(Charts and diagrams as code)
----

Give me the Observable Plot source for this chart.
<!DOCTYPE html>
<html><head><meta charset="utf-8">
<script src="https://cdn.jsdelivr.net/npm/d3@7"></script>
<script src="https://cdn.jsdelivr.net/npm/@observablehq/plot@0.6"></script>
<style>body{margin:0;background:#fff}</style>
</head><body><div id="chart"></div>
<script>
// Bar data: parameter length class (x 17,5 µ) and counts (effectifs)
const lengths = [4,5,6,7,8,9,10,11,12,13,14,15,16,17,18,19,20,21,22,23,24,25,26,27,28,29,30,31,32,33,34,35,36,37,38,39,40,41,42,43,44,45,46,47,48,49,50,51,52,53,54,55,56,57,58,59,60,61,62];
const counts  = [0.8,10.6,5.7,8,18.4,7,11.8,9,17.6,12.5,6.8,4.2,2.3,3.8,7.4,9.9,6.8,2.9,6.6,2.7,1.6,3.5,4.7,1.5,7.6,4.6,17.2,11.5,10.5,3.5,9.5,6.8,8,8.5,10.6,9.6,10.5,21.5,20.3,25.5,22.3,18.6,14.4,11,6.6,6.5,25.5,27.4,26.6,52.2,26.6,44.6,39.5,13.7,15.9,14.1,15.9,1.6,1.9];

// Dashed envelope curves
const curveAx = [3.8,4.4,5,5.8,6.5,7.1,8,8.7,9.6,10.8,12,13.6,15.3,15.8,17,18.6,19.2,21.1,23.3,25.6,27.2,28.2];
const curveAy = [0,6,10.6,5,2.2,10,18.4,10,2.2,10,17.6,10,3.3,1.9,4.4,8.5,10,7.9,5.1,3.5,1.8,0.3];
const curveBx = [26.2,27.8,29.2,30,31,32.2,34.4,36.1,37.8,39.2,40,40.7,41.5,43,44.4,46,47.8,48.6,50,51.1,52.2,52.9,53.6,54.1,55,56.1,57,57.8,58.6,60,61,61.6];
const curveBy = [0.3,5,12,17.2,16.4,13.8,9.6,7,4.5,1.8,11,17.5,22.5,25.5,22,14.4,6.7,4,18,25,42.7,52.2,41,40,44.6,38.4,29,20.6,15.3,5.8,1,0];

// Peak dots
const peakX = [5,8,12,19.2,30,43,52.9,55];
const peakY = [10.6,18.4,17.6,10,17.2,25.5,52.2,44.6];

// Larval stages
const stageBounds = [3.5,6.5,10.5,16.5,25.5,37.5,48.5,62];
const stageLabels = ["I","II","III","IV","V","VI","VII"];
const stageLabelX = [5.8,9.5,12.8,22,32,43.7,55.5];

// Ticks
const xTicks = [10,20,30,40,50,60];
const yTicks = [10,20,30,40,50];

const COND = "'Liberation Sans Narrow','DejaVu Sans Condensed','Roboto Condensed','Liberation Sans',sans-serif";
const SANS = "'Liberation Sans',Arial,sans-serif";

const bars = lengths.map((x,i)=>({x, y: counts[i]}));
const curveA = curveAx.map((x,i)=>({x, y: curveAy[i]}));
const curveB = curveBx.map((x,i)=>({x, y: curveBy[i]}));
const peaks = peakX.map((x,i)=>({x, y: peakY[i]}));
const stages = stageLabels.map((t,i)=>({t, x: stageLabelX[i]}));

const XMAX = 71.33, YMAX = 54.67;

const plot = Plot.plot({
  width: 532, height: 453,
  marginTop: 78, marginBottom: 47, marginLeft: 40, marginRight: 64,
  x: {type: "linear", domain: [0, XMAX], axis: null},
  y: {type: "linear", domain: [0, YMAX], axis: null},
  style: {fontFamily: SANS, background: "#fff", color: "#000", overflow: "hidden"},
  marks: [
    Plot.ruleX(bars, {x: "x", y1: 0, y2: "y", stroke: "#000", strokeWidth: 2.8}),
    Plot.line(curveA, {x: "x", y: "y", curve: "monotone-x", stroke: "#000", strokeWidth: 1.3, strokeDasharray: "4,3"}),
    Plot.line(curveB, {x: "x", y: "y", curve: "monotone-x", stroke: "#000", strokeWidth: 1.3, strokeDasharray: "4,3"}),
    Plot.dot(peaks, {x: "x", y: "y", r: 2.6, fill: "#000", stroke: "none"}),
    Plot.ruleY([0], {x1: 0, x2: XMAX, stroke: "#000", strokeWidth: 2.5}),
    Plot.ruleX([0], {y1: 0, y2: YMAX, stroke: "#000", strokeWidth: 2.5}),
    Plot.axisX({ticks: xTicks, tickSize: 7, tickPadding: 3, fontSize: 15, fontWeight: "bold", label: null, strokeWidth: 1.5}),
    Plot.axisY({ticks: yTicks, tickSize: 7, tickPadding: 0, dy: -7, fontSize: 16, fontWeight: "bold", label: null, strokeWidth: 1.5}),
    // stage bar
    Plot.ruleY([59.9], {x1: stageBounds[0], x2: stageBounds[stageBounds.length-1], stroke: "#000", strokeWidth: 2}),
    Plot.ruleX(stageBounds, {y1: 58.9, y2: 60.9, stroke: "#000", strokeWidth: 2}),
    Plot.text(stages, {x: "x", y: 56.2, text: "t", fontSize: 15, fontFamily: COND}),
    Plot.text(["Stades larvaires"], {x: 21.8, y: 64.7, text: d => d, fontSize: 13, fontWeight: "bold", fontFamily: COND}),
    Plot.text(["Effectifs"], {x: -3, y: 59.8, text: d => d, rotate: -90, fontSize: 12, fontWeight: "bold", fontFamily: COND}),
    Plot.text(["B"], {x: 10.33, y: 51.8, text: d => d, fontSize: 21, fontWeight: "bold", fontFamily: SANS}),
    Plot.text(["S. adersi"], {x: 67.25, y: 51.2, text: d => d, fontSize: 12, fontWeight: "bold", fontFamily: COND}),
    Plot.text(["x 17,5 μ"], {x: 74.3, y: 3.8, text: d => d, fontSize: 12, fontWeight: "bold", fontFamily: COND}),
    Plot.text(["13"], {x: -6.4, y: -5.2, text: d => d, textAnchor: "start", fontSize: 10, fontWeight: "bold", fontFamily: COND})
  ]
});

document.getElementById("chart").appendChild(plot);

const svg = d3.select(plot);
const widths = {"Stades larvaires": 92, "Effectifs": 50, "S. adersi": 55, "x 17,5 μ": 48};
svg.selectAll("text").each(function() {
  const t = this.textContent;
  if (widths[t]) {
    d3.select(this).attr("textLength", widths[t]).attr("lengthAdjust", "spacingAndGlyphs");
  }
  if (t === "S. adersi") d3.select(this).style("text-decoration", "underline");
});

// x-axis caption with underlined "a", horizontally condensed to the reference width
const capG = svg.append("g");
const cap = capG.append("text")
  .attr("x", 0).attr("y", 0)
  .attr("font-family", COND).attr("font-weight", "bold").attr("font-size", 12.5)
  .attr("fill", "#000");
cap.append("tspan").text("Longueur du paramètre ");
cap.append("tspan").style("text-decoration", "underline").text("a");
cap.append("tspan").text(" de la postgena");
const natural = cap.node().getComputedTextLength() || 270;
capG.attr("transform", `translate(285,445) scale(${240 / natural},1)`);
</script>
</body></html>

----

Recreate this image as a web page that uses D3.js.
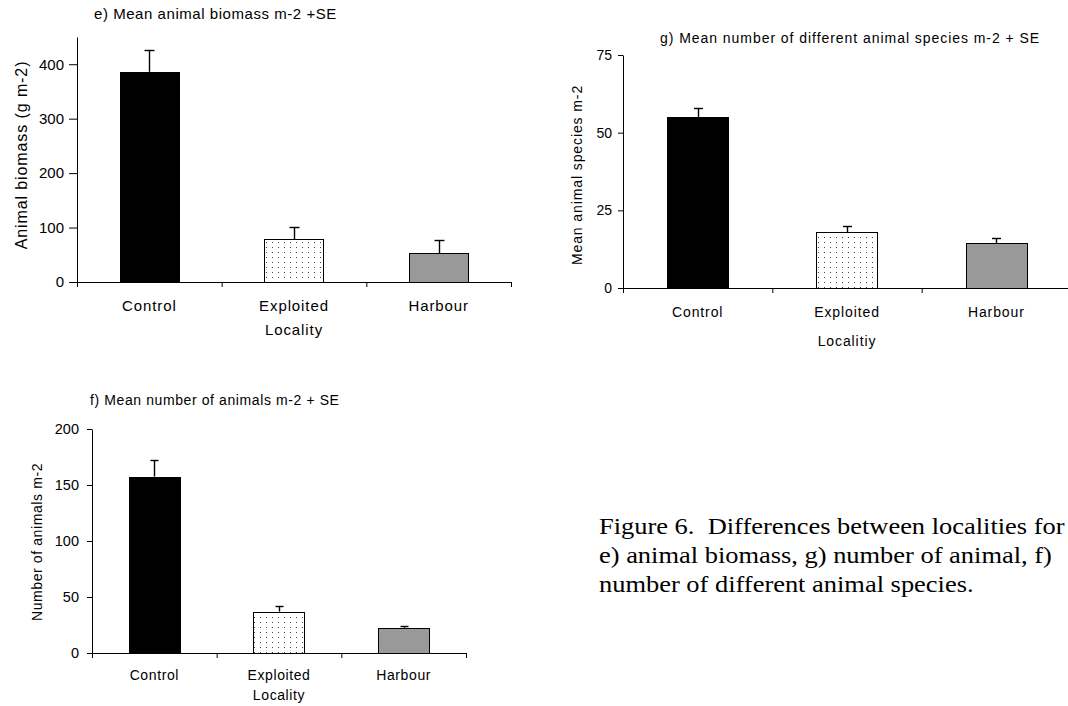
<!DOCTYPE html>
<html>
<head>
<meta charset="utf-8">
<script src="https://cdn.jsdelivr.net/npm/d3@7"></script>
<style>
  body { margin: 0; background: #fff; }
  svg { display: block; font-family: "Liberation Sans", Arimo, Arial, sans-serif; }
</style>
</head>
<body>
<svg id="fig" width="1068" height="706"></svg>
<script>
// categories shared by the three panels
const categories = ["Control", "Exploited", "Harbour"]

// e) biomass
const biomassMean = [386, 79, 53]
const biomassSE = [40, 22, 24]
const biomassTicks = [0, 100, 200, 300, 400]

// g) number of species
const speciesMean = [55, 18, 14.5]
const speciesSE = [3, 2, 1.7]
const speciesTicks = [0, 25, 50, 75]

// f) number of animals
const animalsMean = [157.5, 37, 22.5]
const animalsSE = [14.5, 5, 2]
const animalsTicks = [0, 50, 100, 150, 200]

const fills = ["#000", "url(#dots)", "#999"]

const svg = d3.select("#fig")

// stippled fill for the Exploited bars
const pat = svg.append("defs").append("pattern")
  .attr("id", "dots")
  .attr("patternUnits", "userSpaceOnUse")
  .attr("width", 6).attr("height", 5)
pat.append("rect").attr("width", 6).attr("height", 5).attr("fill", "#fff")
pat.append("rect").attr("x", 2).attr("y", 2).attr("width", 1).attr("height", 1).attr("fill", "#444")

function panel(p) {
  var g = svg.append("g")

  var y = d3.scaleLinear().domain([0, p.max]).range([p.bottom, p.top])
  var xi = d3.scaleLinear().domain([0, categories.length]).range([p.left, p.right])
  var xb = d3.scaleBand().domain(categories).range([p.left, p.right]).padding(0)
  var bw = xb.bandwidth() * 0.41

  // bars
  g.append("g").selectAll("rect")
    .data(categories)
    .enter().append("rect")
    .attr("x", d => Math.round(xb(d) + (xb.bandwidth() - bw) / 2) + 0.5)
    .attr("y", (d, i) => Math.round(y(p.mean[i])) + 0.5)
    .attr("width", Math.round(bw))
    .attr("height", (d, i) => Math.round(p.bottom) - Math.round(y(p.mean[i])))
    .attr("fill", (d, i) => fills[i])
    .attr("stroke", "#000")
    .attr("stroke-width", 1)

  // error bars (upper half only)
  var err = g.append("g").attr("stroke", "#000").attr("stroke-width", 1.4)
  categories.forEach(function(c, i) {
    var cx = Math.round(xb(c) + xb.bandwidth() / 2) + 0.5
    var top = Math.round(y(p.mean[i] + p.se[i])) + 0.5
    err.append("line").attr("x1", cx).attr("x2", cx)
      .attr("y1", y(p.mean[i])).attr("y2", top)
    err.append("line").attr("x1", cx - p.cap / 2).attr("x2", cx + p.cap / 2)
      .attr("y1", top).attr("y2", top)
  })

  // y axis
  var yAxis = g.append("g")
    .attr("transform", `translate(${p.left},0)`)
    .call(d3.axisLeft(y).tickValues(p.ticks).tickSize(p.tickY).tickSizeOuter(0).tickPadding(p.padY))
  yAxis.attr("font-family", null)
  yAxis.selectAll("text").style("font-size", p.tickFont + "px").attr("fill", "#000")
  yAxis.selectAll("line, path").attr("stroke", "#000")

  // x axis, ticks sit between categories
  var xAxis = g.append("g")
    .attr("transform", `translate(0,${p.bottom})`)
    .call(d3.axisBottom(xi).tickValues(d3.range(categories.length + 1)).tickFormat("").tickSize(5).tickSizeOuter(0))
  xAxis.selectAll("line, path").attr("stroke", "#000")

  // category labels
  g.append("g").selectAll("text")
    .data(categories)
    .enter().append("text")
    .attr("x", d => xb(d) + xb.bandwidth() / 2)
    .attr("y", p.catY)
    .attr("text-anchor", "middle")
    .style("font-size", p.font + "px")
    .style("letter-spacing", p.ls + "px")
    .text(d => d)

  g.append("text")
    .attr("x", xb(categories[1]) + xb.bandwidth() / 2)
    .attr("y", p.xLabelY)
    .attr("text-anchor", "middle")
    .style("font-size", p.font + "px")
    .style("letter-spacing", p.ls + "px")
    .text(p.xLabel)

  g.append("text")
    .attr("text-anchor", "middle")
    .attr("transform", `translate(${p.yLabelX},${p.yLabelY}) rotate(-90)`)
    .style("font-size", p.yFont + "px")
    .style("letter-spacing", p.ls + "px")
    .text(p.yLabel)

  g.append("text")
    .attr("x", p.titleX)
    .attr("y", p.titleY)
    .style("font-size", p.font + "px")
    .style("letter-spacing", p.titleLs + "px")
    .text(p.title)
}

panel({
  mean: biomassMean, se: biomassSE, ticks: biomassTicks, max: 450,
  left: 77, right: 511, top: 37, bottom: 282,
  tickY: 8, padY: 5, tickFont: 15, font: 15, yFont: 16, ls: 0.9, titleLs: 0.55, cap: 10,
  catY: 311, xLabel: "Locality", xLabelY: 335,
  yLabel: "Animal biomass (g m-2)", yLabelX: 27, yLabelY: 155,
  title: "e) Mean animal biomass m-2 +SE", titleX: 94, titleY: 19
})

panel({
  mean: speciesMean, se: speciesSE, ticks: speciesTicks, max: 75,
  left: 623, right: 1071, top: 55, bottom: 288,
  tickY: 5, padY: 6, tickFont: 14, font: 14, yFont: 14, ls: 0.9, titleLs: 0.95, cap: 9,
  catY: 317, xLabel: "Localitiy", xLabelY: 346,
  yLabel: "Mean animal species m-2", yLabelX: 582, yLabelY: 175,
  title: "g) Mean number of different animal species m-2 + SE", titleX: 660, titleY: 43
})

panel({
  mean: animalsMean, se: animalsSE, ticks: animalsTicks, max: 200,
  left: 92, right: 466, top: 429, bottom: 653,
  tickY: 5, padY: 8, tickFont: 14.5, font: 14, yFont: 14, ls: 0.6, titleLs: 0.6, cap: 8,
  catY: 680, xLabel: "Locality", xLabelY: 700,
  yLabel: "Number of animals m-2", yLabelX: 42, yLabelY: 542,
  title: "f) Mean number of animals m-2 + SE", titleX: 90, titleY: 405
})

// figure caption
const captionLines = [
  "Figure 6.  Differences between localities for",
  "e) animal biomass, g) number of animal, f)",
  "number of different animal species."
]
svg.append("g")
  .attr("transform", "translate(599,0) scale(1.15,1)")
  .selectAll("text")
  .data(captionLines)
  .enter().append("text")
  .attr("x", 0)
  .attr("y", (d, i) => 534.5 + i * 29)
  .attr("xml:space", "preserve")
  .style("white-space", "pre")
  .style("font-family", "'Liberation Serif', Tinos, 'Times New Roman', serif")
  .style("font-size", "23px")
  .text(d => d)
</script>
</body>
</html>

----

— Directions —
In the listing above, find the line containing "Recreate this image" and the line containing "const biomassTicks = [0, 100, 200, 300, 400]". Print those two lines and every line between them exactly, with no pictures.

— Solved exercise —
Recreate this image as a web page that uses D3.js.
<!DOCTYPE html>
<html>
<head>
<meta charset="utf-8">
<script src="https://cdn.jsdelivr.net/npm/d3@7"></script>
<style>
  body { margin: 0; background: #fff; }
  svg { display: block; font-family: "Liberation Sans", Arimo, Arial, sans-serif; }
</style>
</head>
<body>
<svg id="fig" width="1068" height="706"></svg>
<script>
// categories shared by the three panels
const categories = ["Control", "Exploited", "Harbour"]

// e) biomass
const biomassMean = [386, 79, 53]
const biomassSE = [40, 22, 24]
const biomassTicks = [0, 100, 200, 300, 400]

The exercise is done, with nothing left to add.